Yes, you are welcome to manage your certificates yourself. Synapse will only
attempt to obtain certificates from Let's Encrypt if you configure it to do
so.The only requirement is that there is a valid TLS cert present for
federation end points.
### Do you still recommend against using a reverse-proxy on the federation port?
We no longer actively recommend against using a reverse proxy. Many admins will
find it easier to direct federation traffic to a reverse-proxy and manage their
own TLS certificates, and this is a supported configuration.
### Do I still need to give my TLS certificates to Synapse if I am using a reverse proxy?
Practically speaking, this is no longer necessary.
If you are using a reverse-proxy for all of your TLS traffic, then you can set
`no_tls: True`. In that case, the only reason Synapse needs the certificate is
to populate a legacy 'tls_fingerprints' field in the federation API. This is
ignored by Synapse 0.99.0 and later, and the only time pre-0.99 Synapses will
check it is when attempting to fetch the server keys - and generally this is
delegated via `matrix.org`, which is on 0.99.0.

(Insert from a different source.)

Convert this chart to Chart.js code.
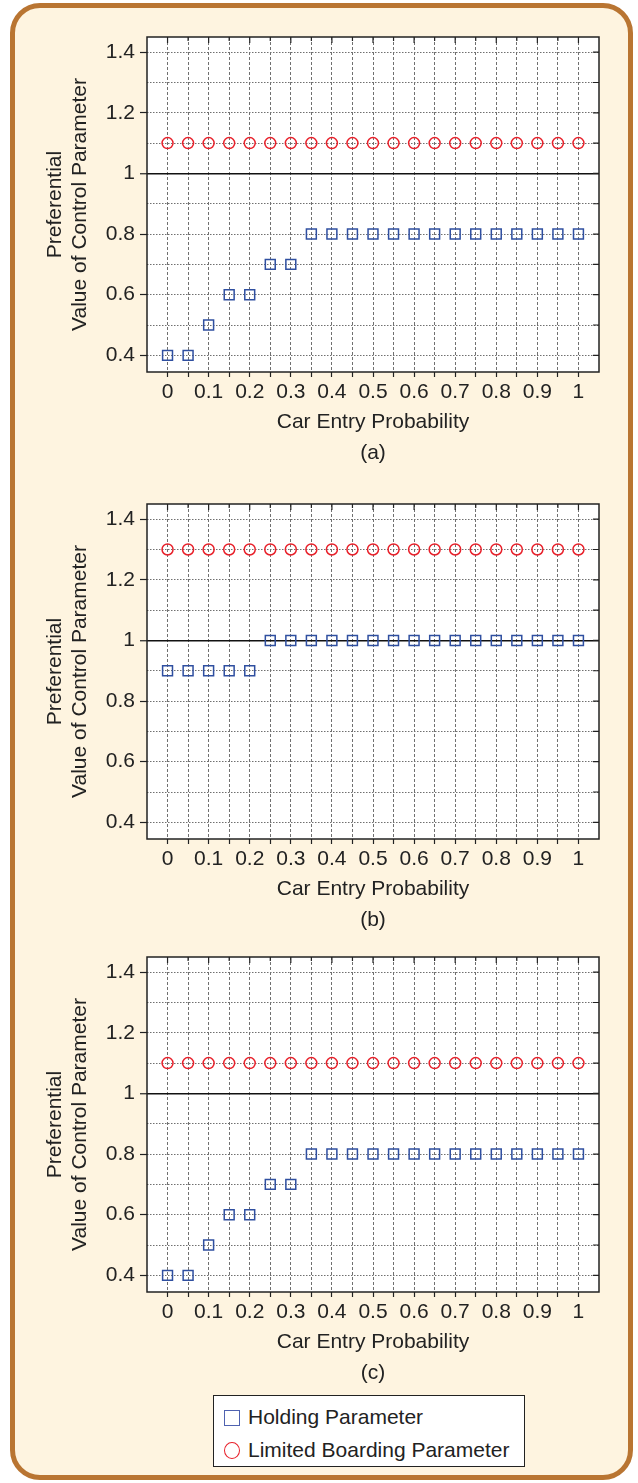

However, there is a bug in Synapse 0.99.0
[4554](<https://github.com/matrix-org/synapse/issues/4554>) which prevents
Synapse from starting if you do not give it a TLS certificate. To work around
this, you can give it any TLS certificate at all. This will be fixed soon.
### Do I need the same certificate for the client and federation port?
No. There is nothing stopping you doing so, particularly if you are using a
reverse-proxy. However, Synapse will use the same certificate on any ports
where TLS is configured.
### How do I tell Synapse to reload my keys/certificates after I replace them?
Synapse will reload the keys and certificates when it receives a SIGHUP - for
example kill -HUP $(cat homeserver.pid). Alternatively, simply restart Synapse,
though this will result in downtime while it restarts.